- _EXERCISE TASK_
Retype exactly the lines from the first one through the line with "8.4, 3.7, 0];", including both ends; skip any pictures.

· · · ·

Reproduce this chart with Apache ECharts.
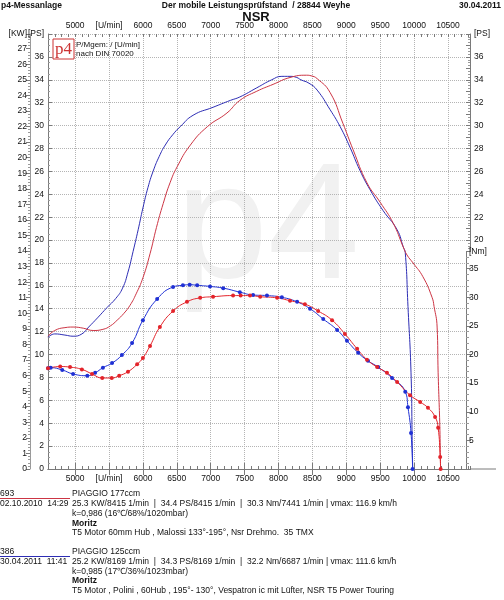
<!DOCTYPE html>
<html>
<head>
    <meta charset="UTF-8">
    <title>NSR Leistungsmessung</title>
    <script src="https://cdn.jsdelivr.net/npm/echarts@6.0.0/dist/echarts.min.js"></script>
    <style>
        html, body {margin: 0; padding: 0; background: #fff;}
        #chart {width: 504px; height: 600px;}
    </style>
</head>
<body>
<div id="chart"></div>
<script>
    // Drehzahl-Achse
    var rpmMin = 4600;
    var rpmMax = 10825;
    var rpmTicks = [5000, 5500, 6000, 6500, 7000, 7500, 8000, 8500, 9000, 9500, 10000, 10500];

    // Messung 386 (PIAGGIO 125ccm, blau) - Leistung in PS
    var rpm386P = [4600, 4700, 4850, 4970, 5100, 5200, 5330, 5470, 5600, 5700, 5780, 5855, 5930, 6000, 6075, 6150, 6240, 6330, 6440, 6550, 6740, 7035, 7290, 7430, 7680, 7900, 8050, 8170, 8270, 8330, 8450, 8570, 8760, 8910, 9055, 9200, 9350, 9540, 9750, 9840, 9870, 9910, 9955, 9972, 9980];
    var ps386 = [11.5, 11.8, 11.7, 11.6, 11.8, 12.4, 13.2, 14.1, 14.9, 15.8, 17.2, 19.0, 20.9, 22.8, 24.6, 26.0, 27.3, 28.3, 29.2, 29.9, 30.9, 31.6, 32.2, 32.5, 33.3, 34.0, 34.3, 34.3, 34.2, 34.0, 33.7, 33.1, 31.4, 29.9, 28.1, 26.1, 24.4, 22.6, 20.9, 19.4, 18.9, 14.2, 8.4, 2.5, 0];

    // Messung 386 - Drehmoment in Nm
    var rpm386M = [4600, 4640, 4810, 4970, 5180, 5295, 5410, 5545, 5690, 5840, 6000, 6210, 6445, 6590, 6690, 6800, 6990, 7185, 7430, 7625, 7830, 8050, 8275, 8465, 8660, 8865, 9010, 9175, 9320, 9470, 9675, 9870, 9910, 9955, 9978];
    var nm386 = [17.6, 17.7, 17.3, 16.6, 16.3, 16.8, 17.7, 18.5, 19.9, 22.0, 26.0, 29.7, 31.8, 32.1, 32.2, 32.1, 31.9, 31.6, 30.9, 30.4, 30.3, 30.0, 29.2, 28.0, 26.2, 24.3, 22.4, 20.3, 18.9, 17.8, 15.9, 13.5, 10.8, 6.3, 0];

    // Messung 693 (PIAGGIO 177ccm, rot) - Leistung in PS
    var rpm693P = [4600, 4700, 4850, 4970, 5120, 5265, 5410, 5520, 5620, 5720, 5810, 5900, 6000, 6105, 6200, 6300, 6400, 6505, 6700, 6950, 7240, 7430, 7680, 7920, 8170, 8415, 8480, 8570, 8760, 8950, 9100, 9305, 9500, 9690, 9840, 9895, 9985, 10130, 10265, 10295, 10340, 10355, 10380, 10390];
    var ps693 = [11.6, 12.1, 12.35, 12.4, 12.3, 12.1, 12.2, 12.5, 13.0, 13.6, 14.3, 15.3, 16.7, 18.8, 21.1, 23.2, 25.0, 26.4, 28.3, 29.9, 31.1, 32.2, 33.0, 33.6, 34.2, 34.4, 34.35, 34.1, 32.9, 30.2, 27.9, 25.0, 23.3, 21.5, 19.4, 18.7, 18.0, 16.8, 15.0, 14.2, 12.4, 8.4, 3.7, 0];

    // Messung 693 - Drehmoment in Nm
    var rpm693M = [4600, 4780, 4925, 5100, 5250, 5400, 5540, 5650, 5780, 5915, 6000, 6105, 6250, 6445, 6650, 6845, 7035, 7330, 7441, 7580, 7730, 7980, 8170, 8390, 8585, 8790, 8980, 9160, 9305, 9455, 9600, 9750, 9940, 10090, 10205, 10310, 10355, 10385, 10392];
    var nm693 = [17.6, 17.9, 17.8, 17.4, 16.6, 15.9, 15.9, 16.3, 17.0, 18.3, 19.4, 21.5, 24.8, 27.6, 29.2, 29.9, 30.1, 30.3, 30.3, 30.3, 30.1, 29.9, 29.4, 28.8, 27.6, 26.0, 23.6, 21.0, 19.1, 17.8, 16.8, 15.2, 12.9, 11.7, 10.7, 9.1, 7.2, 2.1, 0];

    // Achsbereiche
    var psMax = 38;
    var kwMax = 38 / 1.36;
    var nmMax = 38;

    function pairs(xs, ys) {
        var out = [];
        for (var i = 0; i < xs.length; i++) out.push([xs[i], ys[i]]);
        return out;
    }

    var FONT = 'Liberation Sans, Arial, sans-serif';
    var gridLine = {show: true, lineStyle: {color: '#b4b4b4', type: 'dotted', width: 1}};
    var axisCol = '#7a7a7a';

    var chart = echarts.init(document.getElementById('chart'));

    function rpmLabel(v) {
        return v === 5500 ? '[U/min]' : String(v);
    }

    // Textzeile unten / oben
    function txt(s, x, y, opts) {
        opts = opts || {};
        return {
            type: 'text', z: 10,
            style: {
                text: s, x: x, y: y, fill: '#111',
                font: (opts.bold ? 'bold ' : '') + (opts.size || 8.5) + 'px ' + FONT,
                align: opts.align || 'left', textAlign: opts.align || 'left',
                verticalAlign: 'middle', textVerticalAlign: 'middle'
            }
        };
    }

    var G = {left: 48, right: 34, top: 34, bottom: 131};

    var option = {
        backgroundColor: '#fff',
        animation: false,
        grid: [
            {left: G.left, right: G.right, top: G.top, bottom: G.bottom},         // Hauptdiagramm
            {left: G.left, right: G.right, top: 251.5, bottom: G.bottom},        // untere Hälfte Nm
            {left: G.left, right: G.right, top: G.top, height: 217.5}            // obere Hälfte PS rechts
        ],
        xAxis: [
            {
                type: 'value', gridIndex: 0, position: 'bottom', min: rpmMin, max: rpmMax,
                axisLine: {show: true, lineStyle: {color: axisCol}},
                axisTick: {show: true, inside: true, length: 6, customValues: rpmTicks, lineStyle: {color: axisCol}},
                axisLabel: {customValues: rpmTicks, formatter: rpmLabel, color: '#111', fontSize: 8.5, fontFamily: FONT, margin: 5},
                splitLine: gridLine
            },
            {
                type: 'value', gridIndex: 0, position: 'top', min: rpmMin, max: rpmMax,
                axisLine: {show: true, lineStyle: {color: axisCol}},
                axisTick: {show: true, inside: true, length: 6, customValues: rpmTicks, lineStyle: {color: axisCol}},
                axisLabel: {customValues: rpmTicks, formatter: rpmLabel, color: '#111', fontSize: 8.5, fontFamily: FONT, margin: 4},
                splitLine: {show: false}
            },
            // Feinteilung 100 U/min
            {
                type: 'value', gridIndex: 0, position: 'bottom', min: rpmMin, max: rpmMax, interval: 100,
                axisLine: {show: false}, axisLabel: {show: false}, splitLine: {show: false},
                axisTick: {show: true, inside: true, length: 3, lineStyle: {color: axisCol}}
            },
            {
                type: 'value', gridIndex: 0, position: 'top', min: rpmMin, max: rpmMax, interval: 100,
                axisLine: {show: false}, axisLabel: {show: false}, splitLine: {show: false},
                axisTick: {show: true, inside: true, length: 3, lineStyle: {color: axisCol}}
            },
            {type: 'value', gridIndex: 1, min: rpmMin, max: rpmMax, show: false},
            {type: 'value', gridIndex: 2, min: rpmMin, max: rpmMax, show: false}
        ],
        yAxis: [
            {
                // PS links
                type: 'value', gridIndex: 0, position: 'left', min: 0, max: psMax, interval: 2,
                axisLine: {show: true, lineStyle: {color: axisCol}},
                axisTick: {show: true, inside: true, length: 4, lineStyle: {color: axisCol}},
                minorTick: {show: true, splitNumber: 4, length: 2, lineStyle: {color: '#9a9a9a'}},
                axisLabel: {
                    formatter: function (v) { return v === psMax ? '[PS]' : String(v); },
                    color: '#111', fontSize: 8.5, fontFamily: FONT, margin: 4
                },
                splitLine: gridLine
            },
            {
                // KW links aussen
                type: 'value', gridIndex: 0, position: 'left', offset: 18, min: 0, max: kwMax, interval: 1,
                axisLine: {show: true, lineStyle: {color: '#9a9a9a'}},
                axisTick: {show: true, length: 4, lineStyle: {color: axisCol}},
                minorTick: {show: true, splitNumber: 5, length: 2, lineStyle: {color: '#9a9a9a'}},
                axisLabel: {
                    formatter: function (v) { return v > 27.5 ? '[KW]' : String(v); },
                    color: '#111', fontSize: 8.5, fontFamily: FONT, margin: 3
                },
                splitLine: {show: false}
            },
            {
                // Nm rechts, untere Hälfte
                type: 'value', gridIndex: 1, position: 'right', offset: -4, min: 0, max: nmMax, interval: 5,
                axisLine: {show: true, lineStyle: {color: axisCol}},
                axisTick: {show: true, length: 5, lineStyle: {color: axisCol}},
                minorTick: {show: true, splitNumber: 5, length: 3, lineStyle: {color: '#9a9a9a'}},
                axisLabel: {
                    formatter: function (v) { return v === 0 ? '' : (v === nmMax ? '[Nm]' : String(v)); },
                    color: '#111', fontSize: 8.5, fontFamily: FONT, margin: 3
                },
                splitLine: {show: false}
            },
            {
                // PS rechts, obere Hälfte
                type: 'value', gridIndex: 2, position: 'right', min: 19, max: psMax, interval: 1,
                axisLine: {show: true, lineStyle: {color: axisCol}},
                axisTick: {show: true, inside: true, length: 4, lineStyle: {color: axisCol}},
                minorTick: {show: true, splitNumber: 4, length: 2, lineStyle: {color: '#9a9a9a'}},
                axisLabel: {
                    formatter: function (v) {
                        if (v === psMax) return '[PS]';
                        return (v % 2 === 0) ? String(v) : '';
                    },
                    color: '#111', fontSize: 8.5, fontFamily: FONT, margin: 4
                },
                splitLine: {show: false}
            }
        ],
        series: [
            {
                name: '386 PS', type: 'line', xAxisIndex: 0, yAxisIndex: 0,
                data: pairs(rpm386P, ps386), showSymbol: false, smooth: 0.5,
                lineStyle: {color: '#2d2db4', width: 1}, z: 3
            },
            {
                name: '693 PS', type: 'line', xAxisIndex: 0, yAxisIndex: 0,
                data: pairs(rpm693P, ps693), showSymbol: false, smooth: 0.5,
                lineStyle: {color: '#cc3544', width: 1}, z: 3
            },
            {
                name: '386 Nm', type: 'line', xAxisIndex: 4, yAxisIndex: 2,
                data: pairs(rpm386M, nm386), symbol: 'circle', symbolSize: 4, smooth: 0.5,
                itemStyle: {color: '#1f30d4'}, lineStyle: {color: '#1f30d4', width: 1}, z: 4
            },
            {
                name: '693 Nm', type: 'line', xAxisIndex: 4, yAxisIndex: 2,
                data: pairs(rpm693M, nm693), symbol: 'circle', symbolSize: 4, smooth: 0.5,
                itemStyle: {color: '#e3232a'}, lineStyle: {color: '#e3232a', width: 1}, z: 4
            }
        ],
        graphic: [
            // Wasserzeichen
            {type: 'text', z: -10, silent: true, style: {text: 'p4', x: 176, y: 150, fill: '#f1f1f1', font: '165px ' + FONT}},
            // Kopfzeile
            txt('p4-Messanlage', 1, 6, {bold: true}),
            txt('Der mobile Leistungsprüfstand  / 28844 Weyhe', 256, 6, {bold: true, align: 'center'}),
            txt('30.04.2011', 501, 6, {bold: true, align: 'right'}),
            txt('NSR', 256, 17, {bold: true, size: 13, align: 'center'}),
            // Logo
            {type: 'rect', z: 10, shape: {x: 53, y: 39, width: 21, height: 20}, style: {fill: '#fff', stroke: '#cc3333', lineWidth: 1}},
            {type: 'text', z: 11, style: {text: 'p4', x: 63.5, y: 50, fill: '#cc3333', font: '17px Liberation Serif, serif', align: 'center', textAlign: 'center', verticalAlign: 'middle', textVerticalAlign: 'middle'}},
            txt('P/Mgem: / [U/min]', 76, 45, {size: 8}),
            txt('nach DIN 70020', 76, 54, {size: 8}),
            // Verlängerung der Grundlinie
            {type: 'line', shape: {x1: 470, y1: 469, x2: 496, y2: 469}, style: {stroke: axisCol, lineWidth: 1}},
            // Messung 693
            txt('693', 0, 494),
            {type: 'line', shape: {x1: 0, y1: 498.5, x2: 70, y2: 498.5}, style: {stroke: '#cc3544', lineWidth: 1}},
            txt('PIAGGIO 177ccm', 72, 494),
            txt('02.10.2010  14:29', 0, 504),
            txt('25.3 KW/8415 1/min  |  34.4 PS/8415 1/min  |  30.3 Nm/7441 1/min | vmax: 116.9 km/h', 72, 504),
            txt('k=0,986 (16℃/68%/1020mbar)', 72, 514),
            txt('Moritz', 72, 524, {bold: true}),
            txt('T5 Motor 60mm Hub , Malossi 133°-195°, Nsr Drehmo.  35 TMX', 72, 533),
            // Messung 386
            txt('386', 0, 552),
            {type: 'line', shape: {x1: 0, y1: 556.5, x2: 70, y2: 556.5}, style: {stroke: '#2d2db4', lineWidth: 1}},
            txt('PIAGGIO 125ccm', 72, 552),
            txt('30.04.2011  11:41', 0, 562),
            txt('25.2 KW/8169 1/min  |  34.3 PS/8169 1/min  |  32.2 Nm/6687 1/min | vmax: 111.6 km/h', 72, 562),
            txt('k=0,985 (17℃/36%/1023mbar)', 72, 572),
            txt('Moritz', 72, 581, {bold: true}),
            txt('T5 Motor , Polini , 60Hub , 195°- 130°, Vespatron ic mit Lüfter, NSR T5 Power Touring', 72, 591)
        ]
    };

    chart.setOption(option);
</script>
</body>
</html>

· · · ·

- _TASK SOLUTION_
Reproduce this chart with Apache ECharts.
<!DOCTYPE html>
<html>
<head>
    <meta charset="UTF-8">
    <title>NSR Leistungsmessung</title>
    <script src="https://cdn.jsdelivr.net/npm/echarts@6.0.0/dist/echarts.min.js"></script>
    <style>
        html, body {margin: 0; padding: 0; background: #fff;}
        #chart {width: 504px; height: 600px;}
    </style>
</head>
<body>
<div id="chart"></div>
<script>
    // Drehzahl-Achse
    var rpmMin = 4600;
    var rpmMax = 10825;
    var rpmTicks = [5000, 5500, 6000, 6500, 7000, 7500, 8000, 8500, 9000, 9500, 10000, 10500];

    // Messung 386 (PIAGGIO 125ccm, blau) - Leistung in PS
    var rpm386P = [4600, 4700, 4850, 4970, 5100, 5200, 5330, 5470, 5600, 5700, 5780, 5855, 5930, 6000, 6075, 6150, 6240, 6330, 6440, 6550, 6740, 7035, 7290, 7430, 7680, 7900, 8050, 8170, 8270, 8330, 8450, 8570, 8760, 8910, 9055, 9200, 9350, 9540, 9750, 9840, 9870, 9910, 9955, 9972, 9980];
    var ps386 = [11.5, 11.8, 11.7, 11.6, 11.8, 12.4, 13.2, 14.1, 14.9, 15.8, 17.2, 19.0, 20.9, 22.8, 24.6, 26.0, 27.3, 28.3, 29.2, 29.9, 30.9, 31.6, 32.2, 32.5, 33.3, 34.0, 34.3, 34.3, 34.2, 34.0, 33.7, 33.1, 31.4, 29.9, 28.1, 26.1, 24.4, 22.6, 20.9, 19.4, 18.9, 14.2, 8.4, 2.5, 0];

    // Messung 386 - Drehmoment in Nm
    var rpm386M = [4600, 4640, 4810, 4970, 5180, 5295, 5410, 5545, 5690, 5840, 6000, 6210, 6445, 6590, 6690, 6800, 6990, 7185, 7430, 7625, 7830, 8050, 8275, 8465, 8660, 8865, 9010, 9175, 9320, 9470, 9675, 9870, 9910, 9955, 9978];
    var nm386 = [17.6, 17.7, 17.3, 16.6, 16.3, 16.8, 17.7, 18.5, 19.9, 22.0, 26.0, 29.7, 31.8, 32.1, 32.2, 32.1, 31.9, 31.6, 30.9, 30.4, 30.3, 30.0, 29.2, 28.0, 26.2, 24.3, 22.4, 20.3, 18.9, 17.8, 15.9, 13.5, 10.8, 6.3, 0];

    // Messung 693 (PIAGGIO 177ccm, rot) - Leistung in PS
    var rpm693P = [4600, 4700, 4850, 4970, 5120, 5265, 5410, 5520, 5620, 5720, 5810, 5900, 6000, 6105, 6200, 6300, 6400, 6505, 6700, 6950, 7240, 7430, 7680, 7920, 8170, 8415, 8480, 8570, 8760, 8950, 9100, 9305, 9500, 9690, 9840, 9895, 9985, 10130, 10265, 10295, 10340, 10355, 10380, 10390];
    var ps693 = [11.6, 12.1, 12.35, 12.4, 12.3, 12.1, 12.2, 12.5, 13.0, 13.6, 14.3, 15.3, 16.7, 18.8, 21.1, 23.2, 25.0, 26.4, 28.3, 29.9, 31.1, 32.2, 33.0, 33.6, 34.2, 34.4, 34.35, 34.1, 32.9, 30.2, 27.9, 25.0, 23.3, 21.5, 19.4, 18.7, 18.0, 16.8, 15.0, 14.2, 12.4, 8.4, 3.7, 0];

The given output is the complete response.